Ey iman edenler! Allah yolunda gaza için dolaştığınızda, iyice anlayıp dinleyin de size selam verene “Sen mümin değilsin!” demeyin. İğreti hayatın menfaatine göz dikiyorsunuz ama Allah katında çok ganimetler vardır. Önceden siz de öyle idiniz ama Allah size lütufta bulundu. O halde, iyice araştırın, anlayın dinleyin. Çünkü Allah, yapmakta olduklarınızdan haberdardır. (NİSA suresi 94. ayet)

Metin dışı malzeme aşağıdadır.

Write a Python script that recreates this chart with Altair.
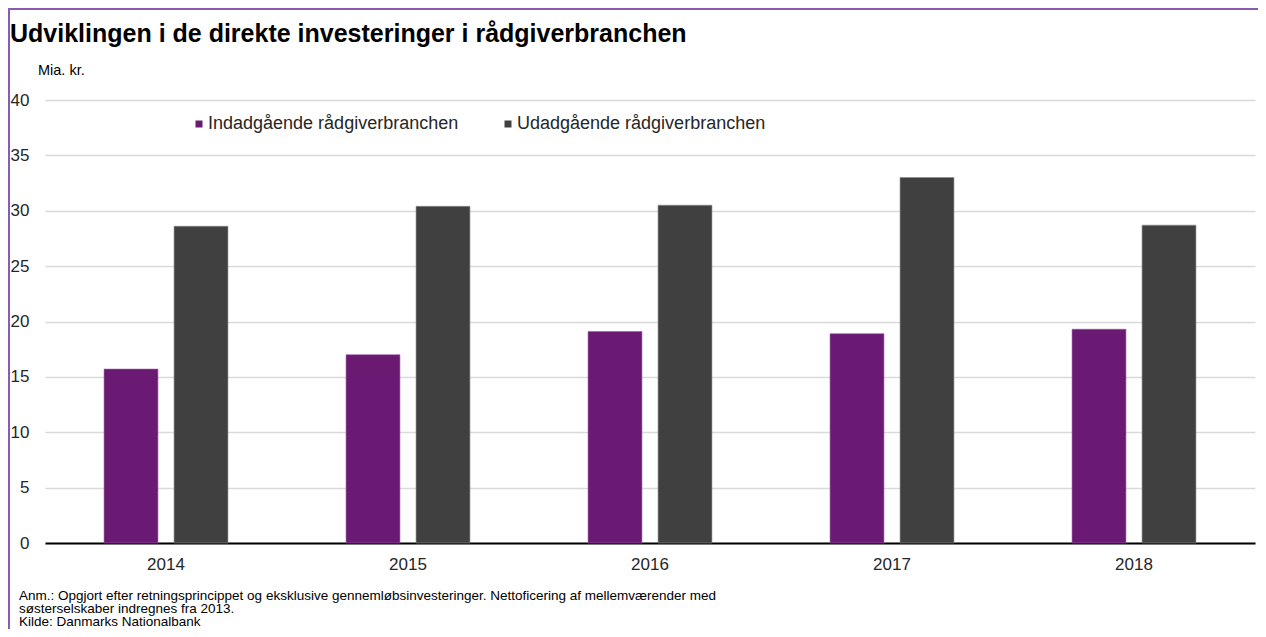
import altair as alt
import pandas as pd

years = ["2014", "2015", "2016", "2017", "2018"]
series_names = ["Indadgående rådgiverbranchen", "Udadgående rådgiverbranchen"]
inbound = [15.7, 17.0, 19.1, 18.9, 19.3]
outbound = [28.6, 30.4, 30.5, 33.0, 28.7]
colors = ["#6A1A73", "#404040"]
y_ticks = [0, 5, 10, 15, 20, 25, 30, 35, 40]

title_text = "Udviklingen i de direkte investeringer i rådgiverbranchen"
unit_text = "Mia. kr."
note_lines = [
    "Anm.: Opgjort efter retningsprincippet og eksklusive gennemløbsinvesteringer. Nettoficering af mellemværender med",
    "søsterselskaber indregnes fra 2013.",
    "Kilde: Danmarks Nationalbank",
]

rows = []
for i, yr in enumerate(years):
    rows.append({"year": yr, "series": series_names[0], "value": inbound[i]})
    rows.append({"year": yr, "series": series_names[1], "value": outbound[i]})
df = pd.DataFrame(rows)

FONT = "Liberation Sans"

bars = alt.Chart(df).mark_bar(strokeWidth=1, strokeOpacity=0.6).encode(
    x=alt.X("year:N", sort=years, title=None,
            scale=alt.Scale(paddingInner=0.488, paddingOuter=0.244),
            axis=alt.Axis(labelAngle=0, labelFontSize=17, labelColor="#262626",
                          labelFont=FONT, ticks=False, domain=True,
                          domainColor="#000000", domainWidth=2, labelPadding=13)),
    xOffset=alt.XOffset("series:N", sort=series_names,
                        scale=alt.Scale(paddingInner=0.23, paddingOuter=0)),
    y=alt.Y("value:Q", title=None,
            scale=alt.Scale(domain=[0, 40], nice=False),
            axis=alt.Axis(values=y_ticks, labelFontSize=17, labelColor="#262626",
                          labelFont=FONT, ticks=False, domain=False,
                          gridColor="#d9d9d9", gridWidth=1.5, labelPadding=16)),
    color=alt.Color("series:N", sort=series_names,
                    scale=alt.Scale(domain=series_names, range=colors),
                    legend=alt.Legend(title=None, orient="none", legendX=145, legendY=15,
                                      direction="horizontal", symbolType="square",
                                      symbolSize=49, labelFontSize=18, labelFont=FONT,
                                      labelColor="#262626", columnPadding=40,
                                      labelLimit=0, symbolStrokeWidth=0,
                                      labelOffset=0, padding=0)),
    stroke=alt.Stroke("series:N", sort=series_names,
                      scale=alt.Scale(domain=series_names, range=["#9b59a3", "#8a8a8a"]),
                      legend=None),
)

def text_layer(txt, x, y, size, bold=False):
    return alt.Chart(pd.DataFrame({"t": [txt]})).mark_text(
        align="left", baseline="alphabetic", fontSize=size, font=FONT,
        fontWeight="bold" if bold else "normal", color="#000000"
    ).encode(x=alt.value(x), y=alt.value(y), text="t:N")

frame = alt.Chart(pd.DataFrame({"f": [0]})).mark_rect(
    fill=None, stroke="#8a5cb0", strokeWidth=2
).encode(x=alt.value(-36), x2=alt.value(1400), y=alt.value(-91), y2=alt.value(900))

layers = [bars,
          text_layer(title_text, -35, -58, 25, bold=True),
          text_layer(unit_text, -7, -25, 14.5)]
for k, line in enumerate(note_lines):
    layers.append(text_layer(line, -26, [500, 513, 526][k], 13.5))
layers.append(frame)

chart = alt.layer(*layers).properties(
    width=1210, height=443,
    autosize=alt.AutoSizeParams(type="none"),
    padding={"left": 37, "top": 92, "right": 3, "bottom": 86},
).configure(background="white").configure_view(strokeWidth=0, stroke=None)

chart.save("out.html", embed_options={"renderer": "svg", "actions": False})
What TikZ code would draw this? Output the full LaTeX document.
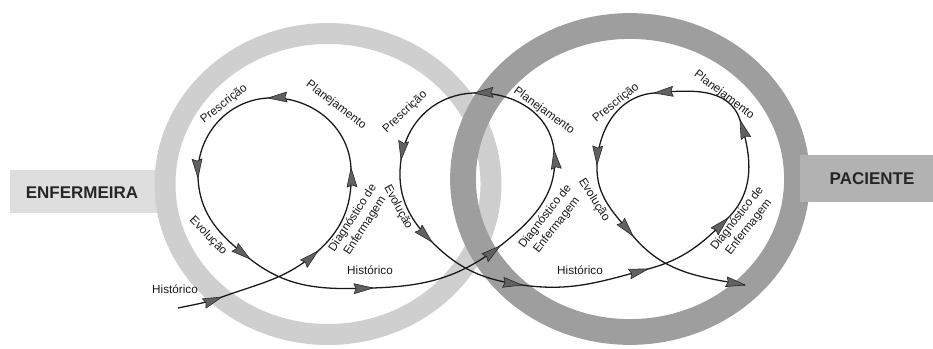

Orada hiç boş söz işitmezler; ancak bir «Selam» işitirler. Orada sabah akşam rızıkları da vardır. (MERYEM suresi 62. ayet)
Biz de şöyle dedik: “Ey ateş, İbrahim’e bir serinlik ol, bir selam ol!” (ENBİYÂ suresi 69. ayet)
Selam kelimesi, Kuran’da; esenlik-huzur-barış manalarında kullanılmıştır. Özellikle, Muhammedi çıkışın aksiyoncu ruhunu idrak etme noktasında ‘’selam’’ özel bir yere sahiptir. Çünkü önemle üzerinde durulan vurgu ; ‘’selam veriniz’’ babındadır. Bu bab dahilinde vurgulanmak istenen ise; ‘’bireyin esenlik-huzur-refah ve barışı’’ için mücadele veriniz noktasındadır.
Öyledir ki, İmam-ı Serahles’in Cuma Namazı üzerine ortaya koyduğu tabloyu incelediğimizde, günümüzde uygulanan Cuma Namazlarının ‘’CAHİLİYE RİTÜELLERİ’’ olduğu ortaya çıkmaktadır. Çünkü İslam, Kolektif bir toplum dinidir. Kesin ve mutlak suretle; toplumsal dayanışmayı TEPE NOKTASI kabul eden bir anlayış üzerine inşa edilmiş, bu çeşitli metodlar ile pratize edilmiştir.
Muhammedi çıkışın bizlere öğrettiği ‘’SELAM’’ yöntemi şudur.
Evinde ekmeği olmayan kişinin, neden ekmeğinin olmadığını sorgulamak! Ve bu nedenler ile mücadele vermek.
Selam vermek, sorumluluk almaktır.
Selam verilen kişinin, refahı adına mücadele etme gerekliliği doğurmaktadır.
Şu noktaya temas etmek gerekir ki; İslam dini, Emevi sürecinde ‘’Ritüeller Dini’’ haline getirilmiştir. Selam kavramına devam etmeden önce EMEVİ SÜRECİNE giriş yaparak konuyu genişleteyim…
EMEVİ SÜRECİ
İlk bölümde ifade ettiğim gibi, çatışmanın özü tamamen EKONOMİK nedenlere dayanmaktaydı. Buna karşılık, İslam’ın sunduğu tavır ise, Egemen odakların lanse ettiği SINIFLI topluma karşılık, ekonomik zeminde sınıfsız, takva noktasında kademeler içeren bir toplum modeli üzerinde idi.
Takva’yı kıstas edinme cehaletini bertaraf etme adına şunu ifade etmek gerekir ki;
İslam dini, Allah odaklıdır. Yani; takva meselesi, Kul-Allah arasındaki bir ölçü birimi olma dışında bir şey değildir. Bizim TAKVA KISTASIMIZ şu temel ilkeye dayanır;
Takva, kişiyi toplum insanı olma noktasında belirli bir eylem zinciri içerisine sokar. Bu BİLİM-AKIL-HALKÇI ÜRETİM ile karşılık bulan, istismarı imkansız bir konumdur. Yani, bireyin kıldığı namaz; TAKVA ile eşdeğer değildir. TAKVA, toplum için üretilen değerler ile ölçülebilir. Bireysel ibadet ve uluhi tavır tamamen kişinin Allah ile arasında gelişen bir durumdur. Geldiğimiz noktada, TAKVA’nın ana maddesi ihlal edilmiş, TAKVA; showmenlik konumuna getirilmiştir.
Öyledir ki, ‘’DİNDAR CUMHURBAŞKANI’’ ifadesinin dahi tartışıldığı bir ülke haline gelişimizin özünde yatan vahim durum bundan ibarettir. Dindarlığı, CAMİ İÇİNE hapsetme zihniyeti, toplum karşıtı eylemlerin DİN adına ve DİN maskesiyle yapılışına rağmen, REKAT SAYISINCA Dindarlık hesabı tutma mesleği, Türkiye’nin yıkımının temel nedenlerinden sadece birtanesidir.
Bu noktada temel sıkıntı; DİNDAR ile DİNCİ arasında ayrım yapamayan halk kitlelerinin düştüğü acziyetten ileri gelir.